The controversy has ranged from SeaWorld’s influence and practices to Dutch Courts and Morgan’s presence – and now her pregnancy – in Tenerife, and increasingly people have frowned on cetacean captivity regardless of any rulings or expert opinion about how well and healthy they are actually kept. And now, Thomas Cook has announced that it will no longer be offering holidaymakers any trips to Loro Parque where British package-holiday tourists form a good percentage of the venue’s visitors. Obviously there will be many that hope that by increasing pressure through the financial hit the inevitable drop in numbers will cost the Park will persuade it to change its mind where animal welfare arguments have failed.
Thomas Cook says that the decision was taken after customer feedback overwhelmingly demonstrated that travellers not only took animal welfare seriously, they wanted their children to learn it too. Clearly, commercial factors weighed heavily with the corporate decision because the same researched showed, moreover, that customers wanted their holiday company to take animal welfare seriously as well. The company says that its policy is no longer to offer travellers trips to any venues that keep Orcas captive, with chief Peter Fankhauser issuing the following statement:
18 months ago we announced our animal welfare policy because we knew we had to take action to make sure that the attractions we sell were consistent with our customers’ expectations of us. The policy was clear – any animal attractions we sell must be 100% compliant with ABTA animal welfare standards, as verified by our programme of independent audits.
Since then we’ve audited 49 animal attractions, and removed 29 which didn’t meet the minimum ABTA standards that we insist upon. In the remaining 20, we’re proud to say that each one has made significant improvements to the way they treat their animals as a direct result of our audit process.
When we introduced that policy, we recognised that customer expectations were changing when it comes to animal attractions. We also talked about the important role tourism has to play during the transition to ending practices that are known to harm animals.
Today we are announcing a new addition to our animal welfare policy based on that same principle. From next summer, we will no longer sell any animal attractions that keep orcas in captivity.
This was not a decision we took lightly. We always said that we would continue to review our policy, conscious that the more we got into this area, the more we would learn, and conscious also of changing customer sentiment. We have actively engaged with a range of animal welfare specialists in the last 18 months, and taken account of the scientific evidence they have provided. We have also taken feedback from our customers, more than 90% of whom told us that it was important that their holiday company takes animal welfare seriously. That has led us to the decision we have taken today.

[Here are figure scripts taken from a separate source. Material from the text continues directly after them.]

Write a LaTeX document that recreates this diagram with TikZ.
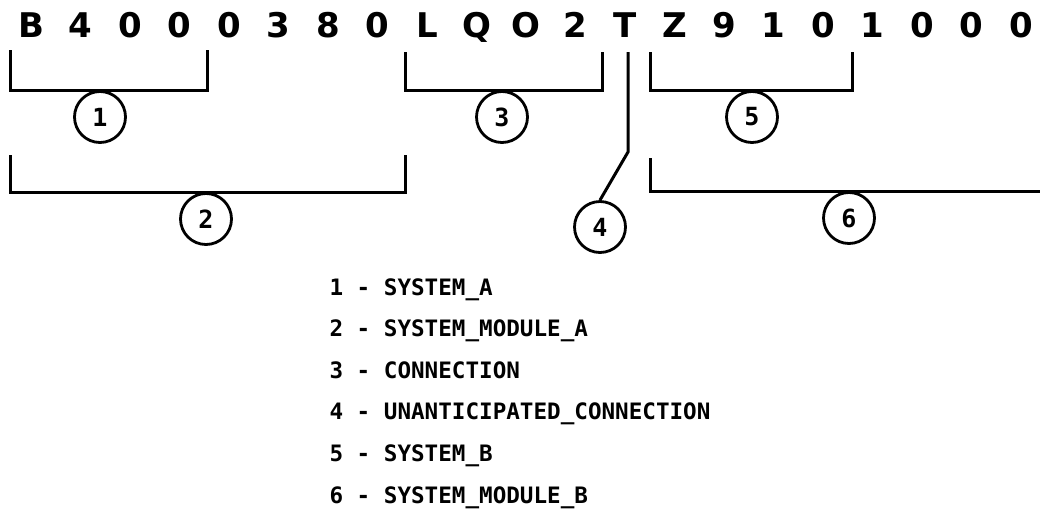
\documentclass[tikz,border=0pt]{standalone}
\usepackage{fontspec}
\setmainfont{DejaVu Sans}
\newfontfamily\codefont{DejaVu Sans Mono}

\begin{document}
\begin{tikzpicture}[x=1pt, y=-1pt, line width=3pt,
		idchar/.style={anchor=base, inner sep=0pt, font=\fontsize{34}{34}\selectfont\bfseries},
		tag/.style={draw, circle, minimum size=51pt, inner sep=0pt, line width=2.8pt, font=\codefont\bfseries\fontsize{25}{25}\selectfont},
		legend/.style={anchor=base west, inner sep=0pt, font=\codefont\bfseries\fontsize{22.6}{22.6}\selectfont}]
		\useasboundingbox (0,0) rectangle (1040,517);
		% identifier
		\foreach \c [count=\i from 0] in {B,4,0,0,0,3,8,0,L,Q,O,2,T,Z,9,1,0,1,0,0,0}
			\node[idchar] (c\i) at ({31+49.5*\i},37) {\c};
		% brackets
		\draw (10,50)--(10,90)--(207,90)--(207,50);
		\draw (405,52)--(405,90)--(602,90)--(602,52);
		\draw (650,52)--(650,90)--(852,90)--(852,52);
		\draw (10,155)--(10,192)--(405,192)--(405,155);
		\draw (650,158)--(650,191)--(1040,191);
		% numbered tags
		\node[tag] (n1) at (100,117) {1};
		\node[tag] (n2) at (206,219) {2};
		\node[tag] (n3) at (502,117) {3};
		\node[tag] (n4) at (600,227) {4};
		\node[tag] (n5) at (752,117) {5};
		\node[tag] (n6) at (849,218) {6};
		\coordinate (tfoot) at (628,52);
		\coordinate (tbend) at (628,152);
		\draw (tfoot)--(tbend)--(n4.north);
		% legend
		\foreach \t [count=\i] in {SYSTEM\_A, SYSTEM\_MODULE\_A, CONNECTION, UNANTICIPATED\_CONNECTION, SYSTEM\_B, SYSTEM\_MODULE\_B}
			\node[legend] (l\i) at (328,{253.4+41.6*\i}) {\i{} - \t};
	\end{tikzpicture}
\end{document}
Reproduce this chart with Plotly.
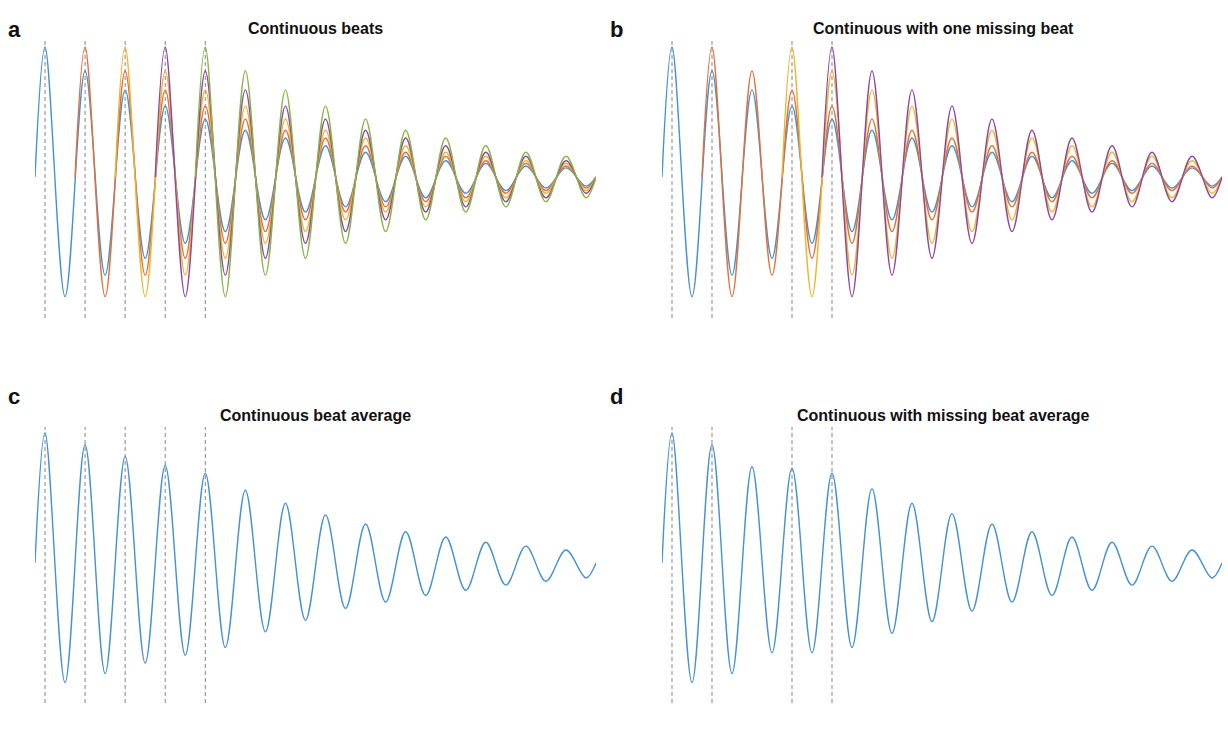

Today’s announcement will see Thomas Cook remove two attractions which we currently offer customers, both of which passed our audit process and made improvements to the way they treat animals. We respect and applaud the work that has been done, and we will work with both over the next 12 months to prepare for our exit. We will also continue to work ourselves to identify more sustainable alternatives.
I am clear about the kind of business that we want to be. That’s why we introduced our animal welfare policy 18 months ago, and that’s why we’ve taken this decision today. And when so many of our customers are so clear in their view, I could not allow our business to ignore them.